Today, thanks to increasingly intelligent search engines, extensive online content and the instant connection of social media channels, consumers can run through their buying cycle – from awareness to research to recommendations – in a fraction of the time it took just a few years ago.
It Starts Here. While big-ticket items are rarely bought online, they are thoroughly vetted online. By the time the consumer talks with a sales person, he knows exactly what he wants and he knows his top three brands. Which is great news if your brand is one of the top three choices. But what if it isn’t?
- What if the consumer found your website, but not any new and relevant content?
- What if the consumer had already watched your competitor’s videos, enjoyed the webinars, read the last 4 e-newsletters and had three online chats with the Chief of Customer Happiness?

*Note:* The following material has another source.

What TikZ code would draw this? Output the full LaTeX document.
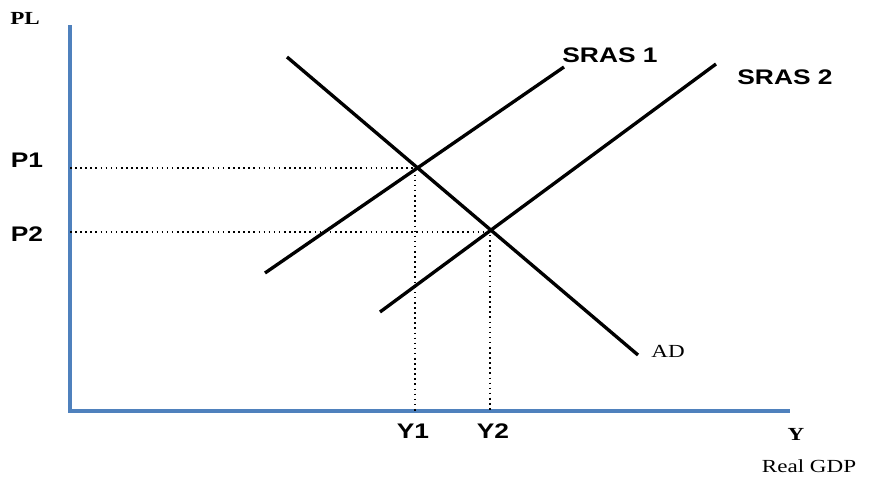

- What if social media channels were singing the praises of your competitors, but not yours?
A Good Offense. After the last few years of feeling late to the party, brands are trying hard to get ahead of where their customers are heading. So as more and more active prospects look for relevant content online, savvy brands are seizing the opportunity and getting into the content distribution business.
A Good Defense. If brands are going to successfully serve as a medium, they will need new skills, new attitudes and new commitments to seeing their consumers as co-owners of the content.
As Media, Brands:
- Must make the serious investment to create and deliver the kind of fresh, relevant and valuable content that their audiences will want to know, contribute to and, above all, share.
- Can escape from the classic “seller-vs-buyer” tensions by serving as thought leaders and trusted resources.
- Add tremendous value to the relationship by serving as the go-to hub for their consumers before and after the sale.
- Will gain an even deeper and more empathetic understanding of their customers, all of which will ultimately translate into the development of better products and services. This is ideal.
In 1964, Marshall McLuhan first published Understanding Media: The Extensions of Man, and introduced the phrase: The medium is the message.
Could that soon change to: The medium is the brand?